Aber der Wandel der Apotheke primär zur Verkaufsstätte industriell produzierter Heilmittel war unaufhaltsam. Diese Umbildung sinnvoll und effizient zu gestalten fiel in die Zeit von Hildegard Eleftheriadis, die unter Mitarbeit ihres Ehemannes, des Apothekers Aristoteles Eleftheriadis, nach Dr.
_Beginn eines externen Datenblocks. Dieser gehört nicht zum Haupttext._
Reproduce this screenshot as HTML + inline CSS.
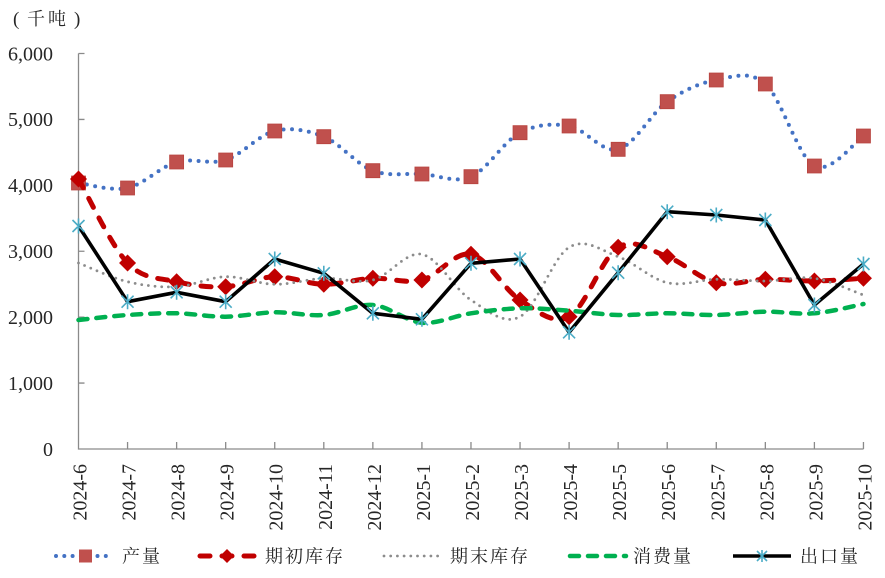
<!DOCTYPE html>
<html>
<head>
<meta charset="utf-8">
<style>
html,body{margin:0;padding:0;background:#fff;}
svg{display:block;}
.ax{font-family:"Liberation Serif","Noto Serif CJK SC",serif;font-size:20px;fill:#262626;}
.lg{font-family:"Liberation Serif","Noto Serif CJK SC","Noto Sans CJK SC",serif;font-size:18px;fill:#262626;letter-spacing:2px;}
</style>
</head>
<body>
<svg width="885" height="578" viewBox="0 0 885 578" xmlns="http://www.w3.org/2000/svg">
<rect width="885" height="578" fill="#fff"/>

<!-- unit label -->
<text class="ax" x="13" y="25" style="font-size:19px">(</text>
<text class="lg" x="27" y="25" style="letter-spacing:3px">千吨</text>
<text class="ax" x="74" y="25" style="font-size:19px">)</text>

<!-- axes -->
<g stroke="#8a8a8a" stroke-width="1.3" fill="none">
<path d="M78.5,53.5V449H863.5"/>
<path d="M78.5,53.5h6M78.5,119.42h6M78.5,185.33h6M78.5,251.25h6M78.5,317.17h6M78.5,383.08h6"/>
<path d="M127.56,449v-7M176.62,449v-7M225.68,449v-7M274.74,449v-7M323.8,449v-7M372.86,449v-7M421.92,449v-7M470.98,449v-7M520.04,449v-7M569.1,449v-7M618.16,449v-7M667.22,449v-7M716.28,449v-7M765.34,449v-7M814.4,449v-7M863.46,449v-7"/>
</g>

<!-- y labels -->
<g class="ax" text-anchor="end">
<text x="53" y="60.3">6,000</text>
<text x="53" y="126.2">5,000</text>
<text x="53" y="192.1">4,000</text>
<text x="53" y="258">3,000</text>
<text x="53" y="324">2,000</text>
<text x="53" y="389.9">1,000</text>
<text x="53" y="455.8">0</text>
</g>

<!-- x labels -->
<g class="ax" text-anchor="end">
<text transform="translate(86.5,464) rotate(-90)">2024-6</text>
<text transform="translate(135.56,464) rotate(-90)">2024-7</text>
<text transform="translate(184.62,464) rotate(-90)">2024-8</text>
<text transform="translate(233.68,464) rotate(-90)">2024-9</text>
<text transform="translate(282.74,464) rotate(-90)">2024-10</text>
<text transform="translate(331.8,464) rotate(-90)">2024-11</text>
<text transform="translate(380.86,464) rotate(-90)">2024-12</text>
<text transform="translate(429.92,464) rotate(-90)">2025-1</text>
<text transform="translate(478.98,464) rotate(-90)">2025-2</text>
<text transform="translate(528.04,464) rotate(-90)">2025-3</text>
<text transform="translate(577.1,464) rotate(-90)">2025-4</text>
<text transform="translate(626.16,464) rotate(-90)">2025-5</text>
<text transform="translate(675.22,464) rotate(-90)">2025-6</text>
<text transform="translate(724.28,464) rotate(-90)">2025-7</text>
<text transform="translate(773.34,464) rotate(-90)">2025-8</text>
<text transform="translate(822.4,464) rotate(-90)">2025-9</text>
<text transform="translate(871.46,464) rotate(-90)">2025-10</text>
</g>

<!-- 产量 -->
<path fill="none" stroke="#4472C4" stroke-width="4" stroke-linecap="round" stroke-dasharray="0 8.5"
d="M78.5,183 C86.68,183.83 111.21,191.5 127.56,188
S160.27,166.67 176.62,162
S209.33,165.17 225.68,160
S258.39,134.88 274.74,131
S307.45,130.08 323.8,136.7
S356.51,164.48 372.86,170.7
S405.57,173 421.92,174
S454.63,183.58 470.98,176.7
S503.69,141.15 520.04,132.7
S552.75,123.23 569.1,126
S601.81,153.35 618.16,149.3
S650.87,113.25 667.22,101.7
S699.93,82.95 716.28,80
S748.99,69.67 765.34,84
S798.05,157.33 814.4,166
S855.28,141 863.46,136"/>
<path fill="#C0504D" stroke="#B8433F" stroke-width="0.8"
d="M71.5,176h14v14h-14zM120.56,181h14v14h-14zM169.62,155h14v14h-14zM218.68,153h14v14h-14zM267.74,124h14v14h-14zM316.8,129.7h14v14h-14zM365.86,163.7h14v14h-14zM414.92,167h14v14h-14zM463.98,169.7h14v14h-14zM513.04,125.7h14v14h-14zM562.1,119h14v14h-14zM611.16,142.3h14v14h-14zM660.22,94.7h14v14h-14zM709.28,73h14v14h-14zM758.34,77h14v14h-14zM807.4,159h14v14h-14zM856.46,129h14v14h-14z"/>

<!-- 期初库存 -->
<path fill="none" stroke="#C00000" stroke-width="5" stroke-linecap="round" stroke-dasharray="10 12"
d="M78.5,179 C86.68,193 111.21,245.88 127.56,263
S160.27,277.75 176.62,281.7
S209.33,287.53 225.68,286.7
S258.39,277.1 274.74,276.7
S307.45,284.03 323.8,284.3
S356.51,279.02 372.86,278.3
S405.57,284 421.92,280
S454.63,250.97 470.98,254.3
S503.69,289.6 520.04,300
S552.75,325.48 569.1,316.7
S601.81,257.3 618.16,247.3
S650.87,250.8 667.22,256.7
S699.93,278.93 716.28,282.7
S748.99,279.58 765.34,279.3
S798.05,281.17 814.4,281
S855.28,278.75 863.46,278.3"/>
<path fill="#C00000"
d="M78.5,170.5l8.5,8.5l-8.5,8.5l-8.5,-8.5z
M127.56,254.5l8.5,8.5l-8.5,8.5l-8.5,-8.5z
M176.62,273.2l8.5,8.5l-8.5,8.5l-8.5,-8.5z
M225.68,278.2l8.5,8.5l-8.5,8.5l-8.5,-8.5z
M274.74,268.2l8.5,8.5l-8.5,8.5l-8.5,-8.5z
M323.8,275.8l8.5,8.5l-8.5,8.5l-8.5,-8.5z
M372.86,269.8l8.5,8.5l-8.5,8.5l-8.5,-8.5z
M421.92,271.5l8.5,8.5l-8.5,8.5l-8.5,-8.5z
M470.98,245.8l8.5,8.5l-8.5,8.5l-8.5,-8.5z
M520.04,291.5l8.5,8.5l-8.5,8.5l-8.5,-8.5z
M569.1,308.2l8.5,8.5l-8.5,8.5l-8.5,-8.5z
M618.16,238.8l8.5,8.5l-8.5,8.5l-8.5,-8.5z
M667.22,248.2l8.5,8.5l-8.5,8.5l-8.5,-8.5z
M716.28,274.2l8.5,8.5l-8.5,8.5l-8.5,-8.5z
M765.34,270.8l8.5,8.5l-8.5,8.5l-8.5,-8.5z
M814.4,272.5l8.5,8.5l-8.5,8.5l-8.5,-8.5z
M863.46,269.8l8.5,8.5l-8.5,8.5l-8.5,-8.5z"/>

<!-- 期末库存 -->
<path fill="none" stroke="#8c8c8c" stroke-width="2.8" stroke-linecap="round" stroke-dasharray="0 6.7"
d="M78.5,263 C86.68,266.12 111.21,277.75 127.56,281.7
S160.27,287.53 176.62,286.7
S209.33,277.1 225.68,276.7
S258.39,284.03 274.74,284.3
S307.45,279.02 323.8,278.3
S356.51,284 372.86,280
S405.57,250.97 421.92,254.3
S454.63,289.6 470.98,300
S503.69,325.48 520.04,316.7
S552.75,257.3 569.1,247.3
S601.81,250.8 618.16,256.7
S650.87,278.93 667.22,282.7
S699.93,279.58 716.28,279.3
S748.99,281.17 765.34,281
S798.05,275.97 814.4,278.3
S855.28,292.22 863.46,295"/>

<!-- 消费量 -->
<path fill="none" stroke="#00B050" stroke-width="4.5" stroke-linecap="round" stroke-dasharray="9 9"
d="M78.5,320 C86.68,319.17 111.21,316.12 127.56,315
S160.27,313.02 176.62,313.3
S209.33,316.87 225.68,316.7
S258.39,312.58 274.74,312.3
S307.45,316.22 323.8,315
S356.51,303.72 372.86,305
S405.57,321.32 421.92,322.7
S454.63,315.7 470.98,313.3
S503.69,308.73 520.04,308.3
S552.75,309.58 569.1,310.7
S601.81,314.57 618.16,315
S650.87,313.3 667.22,313.3
S699.93,315.27 716.28,315
S748.99,311.98 765.34,311.7
S798.05,314.58 814.4,313.3
S855.28,305.55 863.46,304"/>

<!-- 出口量 -->
<polyline fill="none" stroke="#000" stroke-width="3.6" stroke-linejoin="round"
points="78.5,226 127.56,301.7 176.62,292.3 225.68,301.7 274.74,259 323.8,273.3 372.86,313.3 421.92,319.3 470.98,263.3 520.04,259 569.1,332.3 618.16,272.7 667.22,211.7 716.28,215 765.34,220 814.4,305 863.46,264"/>
<path fill="none" stroke="#4BACC6" stroke-width="1.6"
d="M72.5,220l12,12M84.5,220l-12,12M78.5,218.5v15
M121.56,295.7l12,12M133.56,295.7l-12,12M127.56,294.2v15
M170.62,286.3l12,12M182.62,286.3l-12,12M176.62,284.8v15
M219.68,295.7l12,12M231.68,295.7l-12,12M225.68,294.2v15
M268.74,253l12,12M280.74,253l-12,12M274.74,251.5v15
M317.8,267.3l12,12M329.8,267.3l-12,12M323.8,265.8v15
M366.86,307.3l12,12M378.86,307.3l-12,12M372.86,305.8v15
M415.92,313.3l12,12M427.92,313.3l-12,12M421.92,311.8v15
M464.98,257.3l12,12M476.98,257.3l-12,12M470.98,255.8v15
M514.04,253l12,12M526.04,253l-12,12M520.04,251.5v15
M563.1,326.3l12,12M575.1,326.3l-12,12M569.1,324.8v15
M612.16,266.7l12,12M624.16,266.7l-12,12M618.16,265.2v15
M661.22,205.7l12,12M673.22,205.7l-12,12M667.22,204.2v15
M710.28,209l12,12M722.28,209l-12,12M716.28,207.5v15
M759.34,214l12,12M771.34,214l-12,12M765.34,212.5v15
M808.4,299l12,12M820.4,299l-12,12M814.4,297.5v15
M857.46,258l12,12M869.46,258l-12,12M863.46,256.5v15"/>

<!-- legend -->
<path d="M56,556H113" fill="none" stroke="#4472C4" stroke-width="4" stroke-linecap="round" stroke-dasharray="0 8.3"/>
<rect x="79" y="549.5" width="13" height="13" fill="#C0504D"/>
<text class="lg" x="122" y="562.5">产量</text>

<path d="M200,556H256" fill="none" stroke="#C00000" stroke-width="5" stroke-linecap="round" stroke-dasharray="10 12"/>
<path d="M227,549l7,7l-7,7l-7,-7z" fill="#C00000"/>
<text class="lg" x="265" y="562.5">期初库存</text>

<path d="M384,556H442" fill="none" stroke="#8c8c8c" stroke-width="2.8" stroke-linecap="round" stroke-dasharray="0 6.7"/>
<text class="lg" x="450" y="562.5">期末库存</text>

<path d="M570,556H626" fill="none" stroke="#00B050" stroke-width="4.5" stroke-linecap="round" stroke-dasharray="9 9"/>
<text class="lg" x="633" y="562.5">消费量</text>

<path d="M733,556H791" fill="none" stroke="#000" stroke-width="3.6"/>
<path d="M757,551l10,10M767,551l-10,10M762,550v12" fill="none" stroke="#4BACC6" stroke-width="1.6"/>
<text class="lg" x="800" y="562.5">出口量</text>
</svg>
</body>
</html>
Ehningers Tod im Jahre 1967 die Linden Apotheke übernahm.
Nun waren Apotheker nach einem vollen akademischen Studium der Chemie, Botanik und Pharmakologie zu Fachleuten für die Wirkweise und alle Anwendungsmöglichkeiten eines ausgezeichneten und vielseitigen Sortiments von Medikamenten ausgebildet worden. Kenntnisse darüber weiterzugeben und durch eine zuverlässige Beratung Möglichkeiten alternativer und preisgünstiger Arzneien aufzuzeigen, in diese Aufgabe wuchs nun die Linden Apotheke hinein.
Nach mehr als 30-jähriger Tätigkeit ging Frau Eleftheriadis 1998 in den Ruhestand. Von ihr übernahm Frau Dorothee Seils als Eigentümerin die Linden Apotheke. Unter ihrer Leitung fand sich inzwischen ein Team von zwei weiteren approbierten Apothekern, einer Pharmazeutisch-Technischen-Assistentin und einer Pharmazeutisch-Kaufmännischen-Angestellten zusammen, die sie als Mitarbeiter gewann.
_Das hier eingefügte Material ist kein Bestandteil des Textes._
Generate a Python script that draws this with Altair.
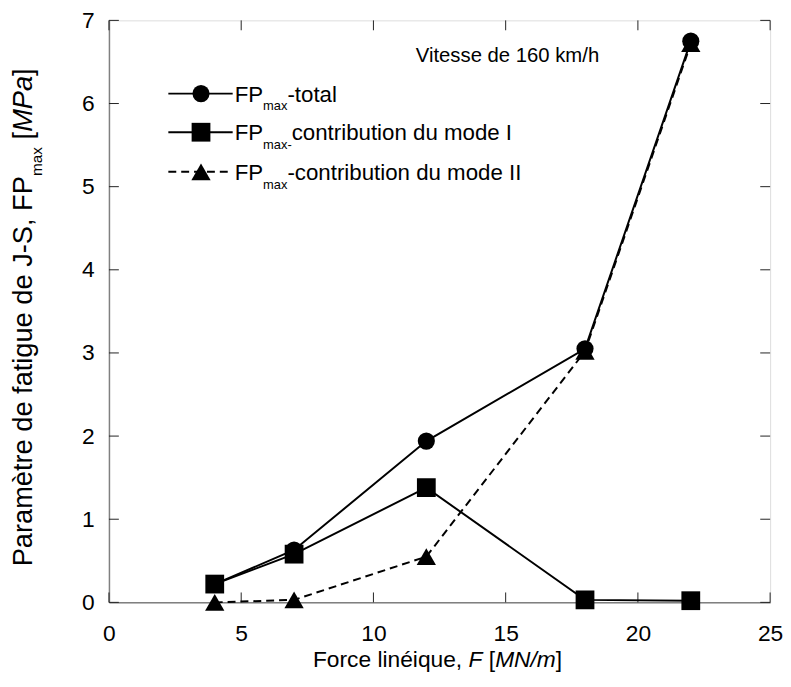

Welche Aufgaben die neue Apothekenmannschaft sich setzte, nach welcher Philosophie sie das Unternehmen betreibt, ist in der kleinen Schrift nachzulesen, die aus Anlass des hundertjährigen Jubiläums jedem Kunden überreicht werden wird.
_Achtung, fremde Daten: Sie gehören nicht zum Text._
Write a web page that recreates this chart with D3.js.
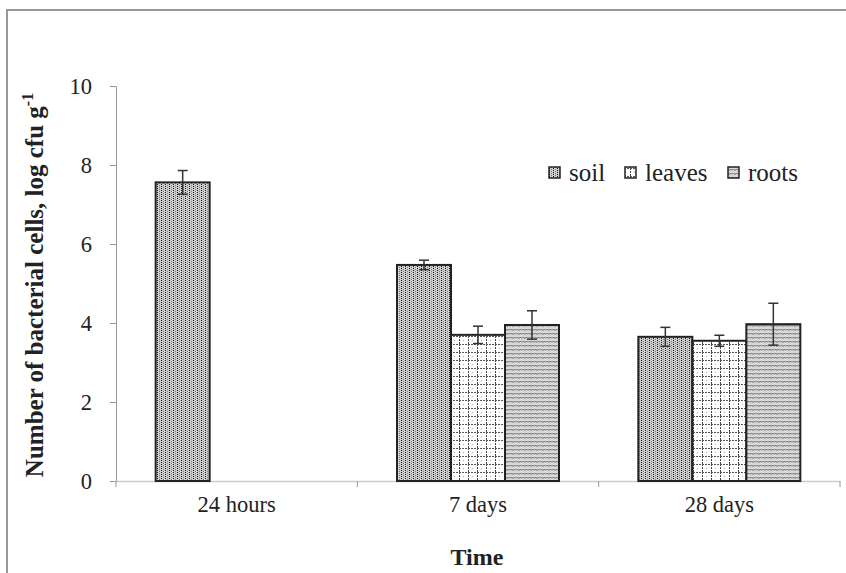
<!DOCTYPE html>
<html><head><meta charset="utf-8">
<script src="https://cdn.jsdelivr.net/npm/d3@7"></script>
<style>body{margin:0;background:#fff}svg{display:block}text{font-family:"Liberation Serif","Times New Roman",serif;fill:#222}</style>
</head><body><svg id="c" width="846" height="573"></svg>
<script>
const categories = ["24 hours", "7 days", "28 days"];
const seriesNames = ["soil", "leaves", "roots"];
const soil = [7.56, 5.47, 3.65];
const soilErr = [0.3, 0.12, 0.24];
const leaves = [null, 3.70, 3.55];
const leavesErr = [null, 0.22, 0.14];
const roots = [null, 3.95, 3.97];
const rootsErr = [null, 0.36, 0.53];
const yTicks = [0, 2, 4, 6, 8, 10];

const values = [soil, leaves, roots];
const errs = [soilErr, leavesErr, rootsErr];

const svg = d3.select("#c");
const defs = svg.append("defs");
// soil pattern: vertical dotted stripes
const p1 = defs.append("pattern").attr("id","pSoil").attr("patternUnits","userSpaceOnUse").attr("width",4).attr("height",4);
p1.append("rect").attr("width",4).attr("height",4).attr("fill","#d0d0d0");
p1.append("rect").attr("x",1).attr("y",0).attr("width",1).attr("height",1).attr("fill","#111");
p1.append("rect").attr("x",1).attr("y",2).attr("width",1).attr("height",1).attr("fill","#111");
p1.append("rect").attr("x",3).attr("y",1).attr("width",1).attr("height",1).attr("fill","#777");
p1.append("rect").attr("x",3).attr("y",3).attr("width",1).attr("height",1).attr("fill","#777");
// leaves pattern: dashed grid on white
const p2 = defs.append("pattern").attr("id","pLeaves").attr("patternUnits","userSpaceOnUse").attr("width",9).attr("height",8);
p2.append("rect").attr("width",9).attr("height",8).attr("fill","#fff");
p2.append("line").attr("x1",0.5).attr("x2",0.5).attr("y1",0).attr("y2",8).attr("stroke","#444").attr("stroke-width",1).attr("stroke-dasharray","2,1");
p2.append("line").attr("x1",0).attr("x2",9).attr("y1",0.5).attr("y2",0.5).attr("stroke","#555").attr("stroke-width",1).attr("stroke-dasharray","2,1");
p2.append("rect").attr("x",4).attr("y",4).attr("width",1).attr("height",1).attr("fill","#aaa");
// roots pattern: wavy lines
const p3 = defs.append("pattern").attr("id","pRoots").attr("patternUnits","userSpaceOnUse").attr("width",6).attr("height",4);
p3.append("rect").attr("width",6).attr("height",4).attr("fill","#d8d8d8");
p3.append("path").attr("d","M0,2.5 L1.5,1 L3,2.5 L4.5,1 L6,2.5").attr("fill","none").attr("stroke","#555").attr("stroke-width",0.9);
const fills = ["url(#pSoil)","url(#pLeaves)","url(#pRoots)"];

// outer frame
svg.append("rect").attr("x",7).attr("y",10).attr("width",850).attr("height",580).attr("fill","none").attr("stroke","#999").attr("stroke-width",2);

const x = d3.scaleBand().domain(categories).range([116, 840]).paddingInner(0).paddingOuter(0);
const xs = d3.scaleBand().domain(seriesNames).range([0, 162]);
const y = d3.scaleLinear().domain([0, 10]).range([481, 86]);

// y axis
const ya = svg.append("g").attr("transform","translate(116,0)")
  .call(d3.axisLeft(y).tickValues(yTicks).tickSize(6).tickPadding(18).tickFormat(d3.format("d")));
ya.select(".domain").attr("stroke","#999");
ya.selectAll(".tick line").attr("stroke","#999");
ya.selectAll(".tick text").attr("font-size",22.5).attr("font-family","Liberation Serif").attr("fill","#222");

// x axis
const xa = svg.append("g").attr("transform","translate(0,481)")
  .call(d3.axisBottom(x).tickSize(0).tickPadding(15));
xa.select(".domain").attr("stroke","#ccc").attr("stroke-width",1.5);
xa.selectAll(".tick text").attr("font-size",22.5).attr("font-family","Liberation Serif").attr("fill","#222");
// boundary ticks
const bounds = categories.map(c => x(c)).concat([x.range()[1]]);
svg.append("g").selectAll("line").data(bounds).join("line")
  .attr("x1",d=>d).attr("x2",d=>d).attr("y1",481).attr("y2",487).attr("stroke","#999");

// bars
const bars = [];
seriesNames.forEach((s,si)=>{
  categories.forEach((c,ci)=>{
    const v = values[si][ci];
    if (v == null) return;
    bars.push({s, si, c, v, e: errs[si][ci]});
  });
});
const bx = d => x(d.c) + (x.bandwidth() - 162)/2 + xs(d.s);
svg.append("g").selectAll("rect").data(bars).join("rect")
  .attr("x", bx).attr("y", d=>y(d.v)).attr("width", xs.bandwidth()).attr("height", d=>y(0)-y(d.v))
  .attr("fill", d=>fills[d.si]).attr("stroke","#222").attr("stroke-width",2);

// error bars
const eg = svg.append("g").attr("stroke","#333").attr("stroke-width",1.5);
bars.forEach(d=>{
  const cx = bx(d) + xs.bandwidth()/2;
  eg.append("line").attr("x1",cx).attr("x2",cx).attr("y1",y(d.v+d.e)).attr("y2",y(d.v-d.e));
  eg.append("line").attr("x1",cx-5).attr("x2",cx+5).attr("y1",y(d.v+d.e)).attr("y2",y(d.v+d.e));
  eg.append("line").attr("x1",cx-5).attr("x2",cx+5).attr("y1",y(d.v-d.e)).attr("y2",y(d.v-d.e));
});

// legend
const legX = [549, 625, 728];
const lg = svg.append("g");
seriesNames.forEach((s,i)=>{
  lg.append("rect").attr("x",legX[i]).attr("y",167).attr("width",11).attr("height",11)
    .attr("fill",fills[i]).attr("stroke","#222").attr("stroke-width",1.5);
  lg.append("text").attr("x",legX[i]+20).attr("y",181).attr("font-size",25).text(s);
});

// axis titles
const yl = svg.append("text").attr("transform","translate(43,285) rotate(-90)").attr("text-anchor","middle")
  .attr("font-size",25).attr("font-weight","bold");
yl.append("tspan").text("Number of bacterial cells, log cfu g");
yl.append("tspan").attr("dy",-10).attr("font-size",16).text("-1");
svg.append("text").attr("x",477).attr("y",565).attr("text-anchor","middle").attr("font-size",24).attr("font-weight","bold").text("Time");
</script></body></html>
Apotheker der Linden-Apotheke:
1912 -1937 Richard Otterbach
1938 -1957 Hugo Knecht
1957 -1967 Dr. Eugen Ehninger
1967 -1998 Hildegard Eleftheriadis
seit 1998 Dorothee Seils
Beitrag, Frau Dorothee Seils
Weitere Infos unter Lindenapotheke-Stuttgart
Fotos, 2 Lindenapotheke, 2 fotogalerie-stuttgart Sabine
Hallo,
es ist schon eine außerordentliche Sache wenn sich die Geschichte einer Institution – und das war eine Apotheke zumindest bis vor einigen Jahrzehnten – lückenlos bis zur Gründung verfolgen lässt.
Allerdings denke ich, dass auch die Ostend – Apotheke ein ähnliches „Alter“ aufweisen dürfte.
Es bleibt zu hoffen, dass die Apotheken auch die Herstellung eigener Arzneimittel weiterhin pflegen, denn sonst mutieren sie vollends zu Arzneimittel-Abgabestellen.